Some of the cells can live this way for a year. The researchers have put some on several Space Shuttle missions, and the cells have survived the ride. Other cells survived a very hot Albuquerque summer afternoon in the car trunk of a graduate student who had forgotten about them.

Because it can house long-lived cells, this silica network is a biologist’s dream. For the first time, scientists can zero in on the workings of an individual cell in a controlled environment that is similar to the environments cells inhabit in living beings. Already Brinker’s lab has discovered something important about bacteria cells and possibly cancer.

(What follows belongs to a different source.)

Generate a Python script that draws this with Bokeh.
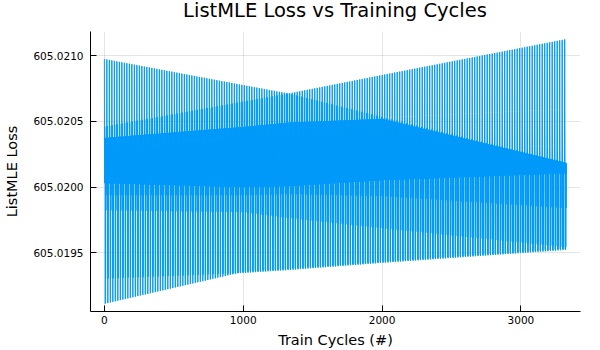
import numpy as np
from bokeh.plotting import figure
from bokeh.layouts import column
from bokeh.models import FixedTicker, PrintfTickFormatter, Range1d, ColumnDataSource, Div
from bokeh.embed import file_html
from bokeh.resources import INLINE

# --- data -----------------------------------------------------------------
# The loss cycles through a fixed set of batch levels every epoch; each level
# drifts over training.  Values of each level at a few train-cycle knots:
X_KNOTS = [0, 1000, 1340, 2000, 3330]

LEVEL_A = [605.020975, 605.020776, 605.020710, 605.020534, 605.020185]
LEVEL_B = [605.020460, 605.020651, 605.020715, 605.020853, 605.021127]
LEVEL_H = [605.020376, 605.020462, 605.020492, 605.020527, 605.020595]
LEVEL_I = [605.020206, 605.020244, 605.020267, 605.020282, 605.020313]
LEVEL_M1 = [605.020374, 605.020458, 605.020492, 605.020519, 605.020183]
LEVEL_M2 = [605.020282, 605.020359, 605.020382, 605.020397, 605.020168]
LEVEL_M3 = [605.020191, 605.020244, 605.020267, 605.020282, 605.020153]
LEVEL_M4 = [605.020114, 605.020145, 605.020160, 605.020191, 605.020137]
LEVEL_M5 = [605.020069, 605.020053, 605.020069, 605.020114, 605.020122]
LEVEL_G = [605.020030, 605.020000, 605.020008, 605.020053, 605.020105]
LEVEL_F = [605.019939, 605.019939, 605.019947, 605.019931, 605.019840]
LEVEL_E = [605.019824, 605.019809, 605.019763, 605.019687, 605.019542]
LEVEL_D = [605.019303, 605.019347, 605.019370, 605.019424, 605.019523]
LEVEL_C = [605.019112, 605.019355, 605.019378, 605.019431, 605.019531]

CYCLE_ORDER = ["A", "G", "H", "B", "H", "I", "M5", "C", "M1",
               "D", "M2", "E", "M3", "F", "M1", "G", "M2", "M4"]
N_POINTS = 3330

X_TICKS = [0, 1000, 2000, 3000]
Y_TICKS = [605.0195, 605.0200, 605.0205, 605.0210]

TITLE = "ListMLE Loss vs Training Cycles"
X_LABEL = "Train Cycles (#)"
Y_LABEL = "ListMLE Loss"

# --- build series ------------------------------------------------------------
levels = {"A": LEVEL_A, "B": LEVEL_B, "H": LEVEL_H, "I": LEVEL_I,
          "M1": LEVEL_M1, "M2": LEVEL_M2, "M3": LEVEL_M3, "M4": LEVEL_M4,
          "M5": LEVEL_M5, "G": LEVEL_G, "F": LEVEL_F, "E": LEVEL_E,
          "D": LEVEL_D, "C": LEVEL_C}
K = len(CYCLE_ORDER)
xs = np.arange(N_POINTS, dtype=float)
ys = np.empty(N_POINTS)
for j, name in enumerate(CYCLE_ORDER):
    ys[j::K] = np.interp(xs[j::K], X_KNOTS, levels[name])

src = ColumnDataSource(dict(x=xs, y=ys))

xmin, xmax = xs.min(), xs.max()
ymin, ymax = ys.min(), ys.max()
xpad = 0.03 * (xmax - xmin)
ypad = 0.03 * (ymax - ymin)
x_lo, x_hi = xmin - xpad, xmax + xpad
y_lo, y_hi = ymin - ypad, ymax + ypad

FONT = "DejaVu Sans"

title_div = Div(
    text=(f'<div style="width:490px;margin-left:90px;padding-top:1px;'
          f'text-align:center;font-family:\'{FONT}\';font-size:19.5px;'
          f'line-height:19.5px;color:black;white-space:nowrap;">{TITLE}</div>'),
    width=600, height=31, margin=0)

p = figure(width=600, height=319, output_backend="svg", toolbar_location=None,
           x_range=Range1d(x_lo, x_hi), y_range=Range1d(y_lo, y_hi),
           min_border_left=90, min_border_right=20,
           min_border_top=0, min_border_bottom=39, margin=0)

p.line("x", "y", source=src, line_color="#009AF9", line_width=1)

p.xaxis.ticker = FixedTicker(ticks=X_TICKS)
p.yaxis.ticker = FixedTicker(ticks=Y_TICKS)
p.yaxis.formatter = PrintfTickFormatter(format="%.4f")

for ax in (p.xaxis[0], p.yaxis[0]):
    ax.axis_line_color = "black"
    ax.axis_line_width = 1
    ax.major_tick_line_color = "black"
    ax.major_tick_in = 6
    ax.major_tick_out = 0
    ax.minor_tick_line_color = None
    ax.major_label_text_font = FONT
    ax.major_label_text_font_size = "10.5px"
    ax.major_label_text_color = "black"
    ax.axis_label_text_font = FONT
    ax.axis_label_text_font_size = "14.5px"
    ax.axis_label_text_font_style = "normal"
    ax.axis_label_text_color = "black"

p.xaxis.axis_label = X_LABEL
p.yaxis.axis_label = Y_LABEL
p.xaxis.major_label_standoff = 4
p.yaxis.major_label_standoff = 7
p.xaxis.axis_label_standoff = 5
p.yaxis.axis_label_standoff = 10

p.grid.grid_line_color = "black"
p.grid.grid_line_alpha = 0.1
p.grid.grid_line_width = 1
p.outline_line_color = None
p.background_fill_color = "white"
p.border_fill_color = "white"

layout = column(title_div, p, spacing=0, margin=0)

open("out.html", "w").write(file_html(layout, INLINE))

What do you think Jeff Brinker’s next idea will be? Whatever it is, chances are he’ll get some of his inspiration from Mother Nature.


SIDE STORY

Target: Bacteria, and maybe cancer cells someday

With the help of their nature-inspired silica material, Jeff Brinker and his co-workers at the University of New Mexico have homed in on bacteria cells that cause staph infections. These infections can be deadly, and the widespread use of antibiotics has made some staph-causing bacteria resistant to drugs.

Scientists had thought that these bacteria become harmful only after gathering in large groups and then beginning to signal each other, by emitting “alarm” molecules, to make toxins. By isolating individual bacteria within “igloos” in the new material they developed, however, Brinker’s team discovered that an individual bacterium sends out alarm molecules ― even when no other bacteria are around. What’s more, the team discovered for the first time that a bacterium’s own alarm molecules can induce it to emit toxins.

This means that the alarm system probably originally evolved not so much to signal other bacteria, but to act as a kind of radar to sense a bacterium’s environment, says Brinker’s co-worker Eric Carnes, a lecturer in the UNM chemical and nuclear engineering department.

When your body attacks bacteria, it launches an army of immune cells. One kind of immune cell swallows and squishes the offending microbe in a pouch before it bombards it with poisons. In response, the bacterium emits alarm molecules. When these bounce back from the enclosed space and hook on to the bacterium’s surface, the bacterium spews out toxins with a vengeance.

In the researchers’ experiment, the cramped confines of the silica enclosure mimic an engulfing immune cell, making the bacterium think it’s being attacked.

“When something’s trying to kill us, we take it personally,” say Carnes. “A bacterium isn’t inherently malicious. It was just hanging out in the body, but when something attacks it, of course it’s going to freak out and fight back, dumping out toxins and sounding the alarm, ‘This thing’s going to eat me!’”

Now Brinker’s team is looking for ways to stop the alarm molecules from getting into each bacterium’s mailbox. Introducing another kind of molecule, one that clings to the alarm molecules, kept the alarm molecules from attaching to the staph-causing bacteria. Ultimately, this trick could provide a way to conquer only staph-causing bacteria without hurting the other, good bacteria that live in the digestive tract.

Brinker thinks the bacteria study might provide clues to understanding cancer cells. Cancer that starts in one part of the body becomes particularly lethal when it moves to another part. This is called metastasis. Some scientists think that cancer cells signal one another just like bacteria do.

Using the same kinds of silica houses, Brinker’s lab is exploring which conditions make a cancer cell become inactive and which make it metastatic and aggressive. This understanding will help scientists figure out how to better target the dangerous cells.

To single out and kill these cells, Brinker’s group is also investigating the use of small particles made of the porous silica material. On the outside of the particles are molecules that link to cancer cells only. On the inside is a full cargo of poison to deliver to just those cells, so that the rest of the body doesn’t get sick. The chemotherapy used today to kill cancer cells also attacks healthy cells in the body, leaving patients feeling very sick.

This kind of targeted approach is going to vastly improve medicine, says Carnes. “Kids today are very lucky to get to witness this in their lifetimes.”